Además del palacio del sultán, el área del Kraton, que aún conserva un cierto aire de sacralidad, incluye, al mismo tiempo, el Taman Sari o Palacio del Agua y la Agung Masjid, la mezquita más añeja de la ciudad, que destaca por su admirable arquitectura sin peso, hecha de fluidez y claridad.
Otro de los mayores atractivos de Yogya son sus calles, en especial una: Jalan Malioboro, la vía más célebre y concurrida de toda la ciudad, su arteria vital. Con sus casi dos kilómetros de olores, colores y sonidos, Malioboro le permite al viajero no apresado perderse, pero no en el bullicio, porque no se trata de una calle bullanguera, sino en su calma sinfonía de sensaciones varias.
En Malioboro hay de todo y más, pero siempre en colores. La exhuberancia cromática de la calle le ayuda a uno a desprenderse de la capa de ceniza sombría con que la sosa cultura europea le ha ido cubriendo con los años.

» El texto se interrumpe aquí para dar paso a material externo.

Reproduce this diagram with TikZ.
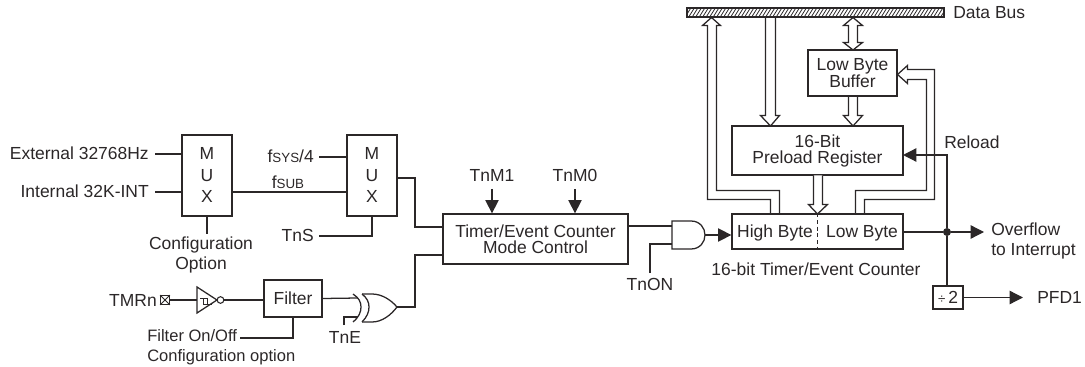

Y de colores son los batiks, los más reputados del país, que se pintan en la ciudad. De hecho, Yogya constituye el gran centro productor de batiks en Indonesia y donde trabajan algunos de sus artistas más reputados, como el excéntrico Wiji Hartono Kabul, cuyas obras reproducen motivos diversos, desde escenas mitológicas javanesas deudoras del arte pictórico chino, hasta elementos propios de la vida moderna, pasados por el tamiz de su desbordante imaginación.El viajero atento y receptivo se sentirá fascinado tras su paso por Yogyakarta. Su visita no le dejará indiferente. Y es que Yogya, la urbe serena, vigilada de cerca por el volcán Merapi, pertenece a ese género de ciudades que le inducen a uno a perderse a sí mismo. Por eso resulta tan fácil sentirse vivo en ella. Al fin y al cabo, una persona empieza a vivir cuando es capaz de perderse y vivir fuera de sí misma.